Timing Your Apple Entry Points
Go talk to the guys who were loaded for the "sure thing" earnings report last October when Apple dropped from $424 to $390, then to $380, then to $370, then to $363 right when it should have been on its holiday stock run.
The uncertainty of an earnings report is rarely worth the risk. As investors, we assume that earnings will reveal the fundamentals of a company, but that isn't always the case.
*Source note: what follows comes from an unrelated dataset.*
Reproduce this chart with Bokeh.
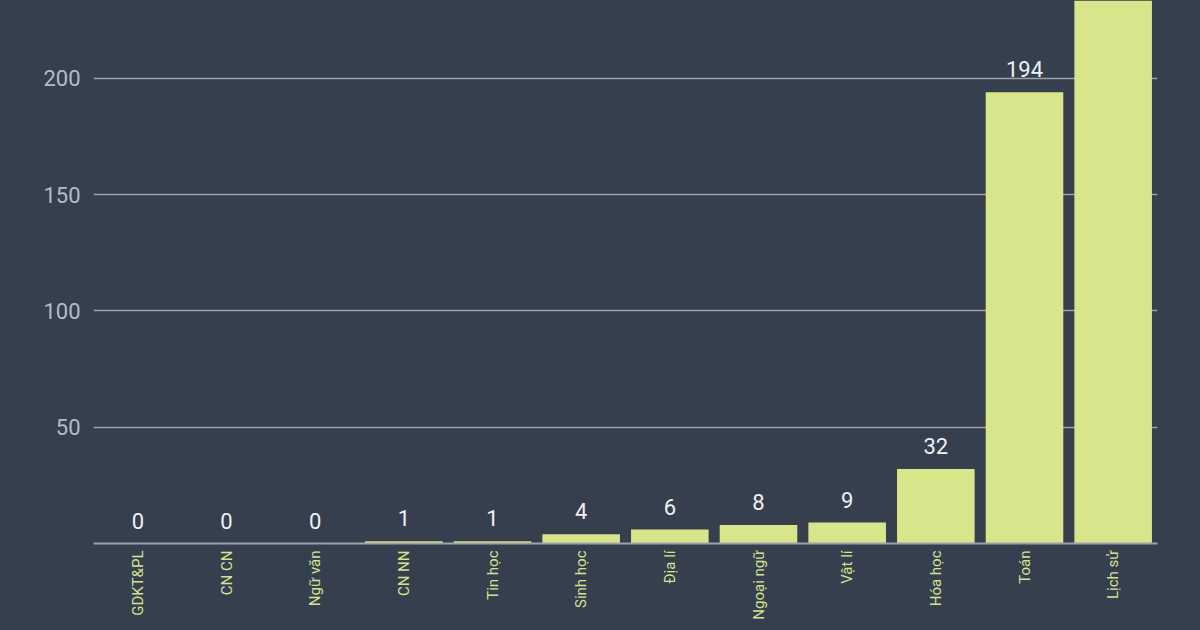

Quarterly reports are influenced by the calendar and the calendar can cause investors to misinterpret the data.
There is no bigger Apple bull on the street than I am, but I do recognize the need to be in tune with short-term momentum that can be influenced by the calendar.
The standard that Apple set in the fourth-quarter with 37 million iPhones sold was due to the pent-up demand caused by the delay in the iPhone 4S. That number is the main reason why current consensus estimates are in the 32-million-to-33-million unit range.
To put this in perspective consider that in October Apple announced sales of 17 million iPhones, in July they sold 20 million, and last April they sold 18 million. The jump to 32 million is not a sure thing.
Can Apple do it? Of course it can. Will Apple do it? Nobody knows. All I know is that without pent-up demand for the 4S it's very possible Apple will come out with a number below 30 million and the stock could drop below $550 in a day. That's a risk I'm not willing to take.
I chuckled when I read a defense of Apple from analyst Shaw Wu this morning as he tried to tell investors that the concerns over slowing iPhone momentum are overblown. He discussed the intra-quarter benefits of adding China Telecom and 21 additional countries. He mentioned that the Verizon weakness isn't significant because Verizon is one of 150 iPhone carriers.
The reason why I chuckled is because his own estimate was raised from 28.2 million units to 29.5 million. Does Wu realize what would happen if Apple hit his lowball number?
I agree iPhone units could come in between 29 million and 33 million units but when a stock has risen $200 in the quarter there is no appetite to merely meet expectations or to come in below expectations, as Apple-defender Wu suggests.
For the stock to rocket higher in the short run iPhone sales need to be over 35 million.
Why are we not completely out of Apple in the portfolio? Because the over-35 million is possible. But the fact remains that we just don't know. Apple momentum has increased in downside volatility which opens the door to a significant sell-the-news reaction.